The closing argument of plaintiffs’ counsel is severely criticized, but the argument which counsel for defendant made has been entirely omitted from the report of the proceedings at the trial.

In Metropolitan Life Ins. Co. v. Banion, 106 F. (2d) 561, 568, the court said: ‘‘Ordinarily a, judgment will not be reversed on the ground of improper argument where all arguments are not in the record so that it can be determined whether the parts drawn in question were provoked or made in response.”

It was not error to permit the introduction of the complaint and answer of Rowoldt in plaintiffs ’ suit and the answer of the garnishee defendant in the garnishment suit. The garnishee had answered denying that it had any notice or knowledge of any automobile accident in which Rowoldt was involved, except by the garnishment proceedings, and had no knowledge and received no summons concerning the automobile accident. It was competent to show that the answer on behalf of Rowoldt in plaintiffs’ suit was filed by the same attorneys who filed the answer of the garnishee in this suit for the purpose of showing that defendant had admitted liability by assuming the defense in the plaintiffs’ case. Allen v. United States Fidelity & Guaranty Go., 269 Ill. 234.

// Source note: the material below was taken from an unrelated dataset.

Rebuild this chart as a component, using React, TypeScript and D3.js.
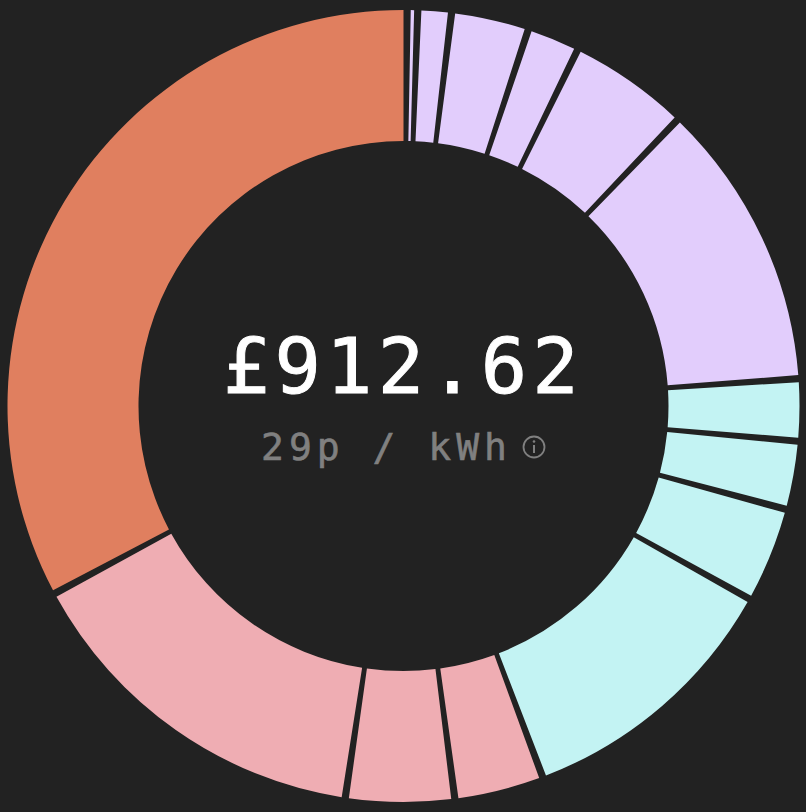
import React, { useEffect } from "react";
import * as d3 from "d3";

const categories = ["a1","a2","a3","a4","a5","a6","b1","b2","b3","b4","c1","c2","c3","d1"];
const groups = ["lavender","lavender","lavender","lavender","lavender","lavender","cyan","cyan","cyan","cyan","pink","pink","pink","orange"];
// Cost per slice (£)
const values = [1.3, 10.2, 27.3, 17.6, 44.0, 109.1, 21.2, 23.7, 34.3, 103.8, 31.9, 39.3, 138.1, 311.4];
const totalLabel = "£912.62";
const rateLabel = "29p / kWh";
const colors: Record<string, string> = { lavender: "#E2CDFC", cyan: "#C3F3F3", pink: "#EFADB3", orange: "#E07F5F" };

const W = 806, H = 812, CX = 403.5, CY = 406, R1 = 396, R0 = 265;
const GAP = (1.05 * Math.PI) / 180;

export default function App() {
  useEffect(() => {
    document.body.style.margin = "0";
    document.body.style.background = "#222222";
  }, []);
  const pie = d3.pie<number>().sort(null).padAngle(GAP).startAngle(GAP).endAngle(GAP + 2 * Math.PI);
  const arcs = pie(values);
  const arc = d3.arc<d3.PieArcDatum<number>>().innerRadius(R0).outerRadius(R1).padAngle(0);
  return (
    <svg width={W} height={H} style={{ display: "block", position: "fixed", left: 0, top: 0, background: "#222222" }}>
      <g transform={`translate(${CX},${CY})`}>
        {arcs.map((a, i) => (
          <path key={categories[i]} d={arc({ ...a, endAngle: a.endAngle - GAP }) ?? ""} fill={colors[groups[i]]} />
        ))}
      </g>
      <text x={223} y={393} fill="#ffffff" stroke="#ffffff" strokeWidth={1} fontFamily="'DejaVu Sans Mono'" fontSize={77} letterSpacing={5.2}>{totalLabel}</text>
      <text x={261} y={460} fill="#808080" stroke="#808080" strokeWidth={0.6} fontFamily="'DejaVu Sans Mono'" fontSize={38} letterSpacing={5}>{rateLabel}</text>
      <circle cx={534} cy={447} r={10.5} fill="none" stroke="#808080" strokeWidth={1.8} />
      <circle cx={534} cy={441.5} r={1.3} fill="#808080" />
      <line x1={534} x2={534} y1={445} y2={453} stroke="#808080" strokeWidth={2} />
    </svg>
  );
}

Other points are made but none of them are of sufficient importance to require the allowance of a new trial, although counsel for defendant have indulged in their brief in some heated remarks.

The trial court was in error in granting a new trial on the ground of the refusal to admit evidence of the ownership of real estate by the judgment debtor.

For the reasons above indicated, the order granting a new trial is reversed and the cause remanded with directions to enter judgment upon the verdict rendered,

jReversed and remanded with directions.

Matchett, P. J., and O’Connor, J., concur.